**Set exercise**
Skip all pictures. Write out the data below from its first line through the line that contains "ax.spines[side].set_linewidth(1.2)".

**Raw data**
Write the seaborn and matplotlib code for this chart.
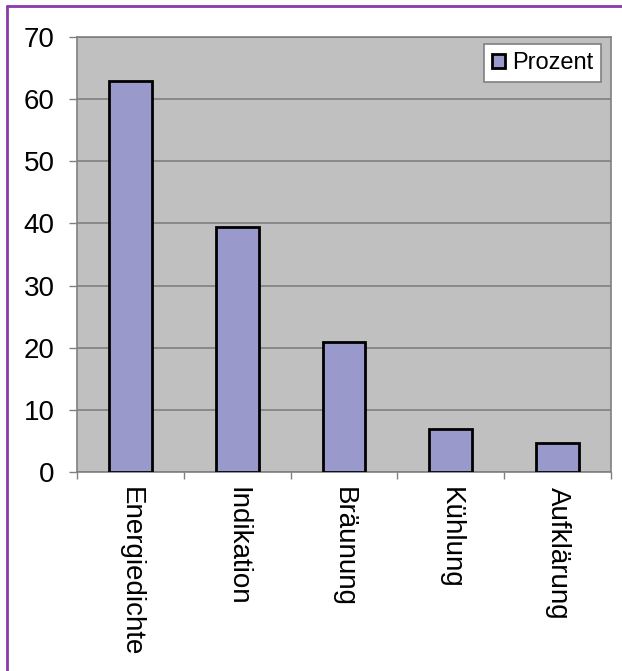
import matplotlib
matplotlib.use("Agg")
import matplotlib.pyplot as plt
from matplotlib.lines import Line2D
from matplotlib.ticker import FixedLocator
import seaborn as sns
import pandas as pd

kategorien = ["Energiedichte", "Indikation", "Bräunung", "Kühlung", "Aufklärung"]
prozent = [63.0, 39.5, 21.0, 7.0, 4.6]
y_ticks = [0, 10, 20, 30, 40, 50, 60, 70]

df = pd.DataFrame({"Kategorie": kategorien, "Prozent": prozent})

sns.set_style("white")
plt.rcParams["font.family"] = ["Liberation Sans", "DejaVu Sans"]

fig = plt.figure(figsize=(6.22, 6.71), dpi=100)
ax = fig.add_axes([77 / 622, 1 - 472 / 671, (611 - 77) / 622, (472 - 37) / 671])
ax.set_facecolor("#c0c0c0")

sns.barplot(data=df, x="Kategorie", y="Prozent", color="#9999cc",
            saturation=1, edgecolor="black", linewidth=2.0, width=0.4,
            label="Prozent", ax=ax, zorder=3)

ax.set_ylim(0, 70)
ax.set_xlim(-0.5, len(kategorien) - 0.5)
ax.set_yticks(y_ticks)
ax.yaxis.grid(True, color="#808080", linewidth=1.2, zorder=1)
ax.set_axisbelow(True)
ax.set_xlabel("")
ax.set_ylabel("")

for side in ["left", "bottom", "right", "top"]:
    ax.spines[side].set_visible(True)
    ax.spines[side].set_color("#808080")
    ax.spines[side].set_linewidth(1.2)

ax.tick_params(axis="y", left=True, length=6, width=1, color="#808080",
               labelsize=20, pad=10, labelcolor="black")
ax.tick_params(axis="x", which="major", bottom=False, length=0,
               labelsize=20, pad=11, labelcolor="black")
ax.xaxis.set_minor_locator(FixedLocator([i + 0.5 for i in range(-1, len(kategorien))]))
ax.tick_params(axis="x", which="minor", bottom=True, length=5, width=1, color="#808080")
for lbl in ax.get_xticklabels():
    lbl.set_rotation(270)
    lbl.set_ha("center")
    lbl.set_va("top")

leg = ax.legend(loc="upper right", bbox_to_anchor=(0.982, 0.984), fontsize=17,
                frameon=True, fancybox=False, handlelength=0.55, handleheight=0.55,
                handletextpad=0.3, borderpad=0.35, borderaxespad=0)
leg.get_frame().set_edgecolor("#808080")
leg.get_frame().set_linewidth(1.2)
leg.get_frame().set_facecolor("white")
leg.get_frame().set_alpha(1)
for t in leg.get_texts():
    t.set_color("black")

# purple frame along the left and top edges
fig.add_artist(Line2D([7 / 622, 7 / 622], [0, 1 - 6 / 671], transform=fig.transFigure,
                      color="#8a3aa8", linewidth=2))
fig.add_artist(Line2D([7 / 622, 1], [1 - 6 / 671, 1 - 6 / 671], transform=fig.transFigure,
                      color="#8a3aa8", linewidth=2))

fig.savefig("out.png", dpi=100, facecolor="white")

**Written response**
Write the seaborn and matplotlib code for this chart.
import matplotlib
matplotlib.use("Agg")
import matplotlib.pyplot as plt
from matplotlib.lines import Line2D
from matplotlib.ticker import FixedLocator
import seaborn as sns
import pandas as pd

kategorien = ["Energiedichte", "Indikation", "Bräunung", "Kühlung", "Aufklärung"]
prozent = [63.0, 39.5, 21.0, 7.0, 4.6]
y_ticks = [0, 10, 20, 30, 40, 50, 60, 70]

df = pd.DataFrame({"Kategorie": kategorien, "Prozent": prozent})

sns.set_style("white")
plt.rcParams["font.family"] = ["Liberation Sans", "DejaVu Sans"]

fig = plt.figure(figsize=(6.22, 6.71), dpi=100)
ax = fig.add_axes([77 / 622, 1 - 472 / 671, (611 - 77) / 622, (472 - 37) / 671])
ax.set_facecolor("#c0c0c0")

sns.barplot(data=df, x="Kategorie", y="Prozent", color="#9999cc",
            saturation=1, edgecolor="black", linewidth=2.0, width=0.4,
            label="Prozent", ax=ax, zorder=3)

ax.set_ylim(0, 70)
ax.set_xlim(-0.5, len(kategorien) - 0.5)
ax.set_yticks(y_ticks)
ax.yaxis.grid(True, color="#808080", linewidth=1.2, zorder=1)
ax.set_axisbelow(True)
ax.set_xlabel("")
ax.set_ylabel("")

for side in ["left", "bottom", "right", "top"]:
    ax.spines[side].set_visible(True)
    ax.spines[side].set_color("#808080")
    ax.spines[side].set_linewidth(1.2)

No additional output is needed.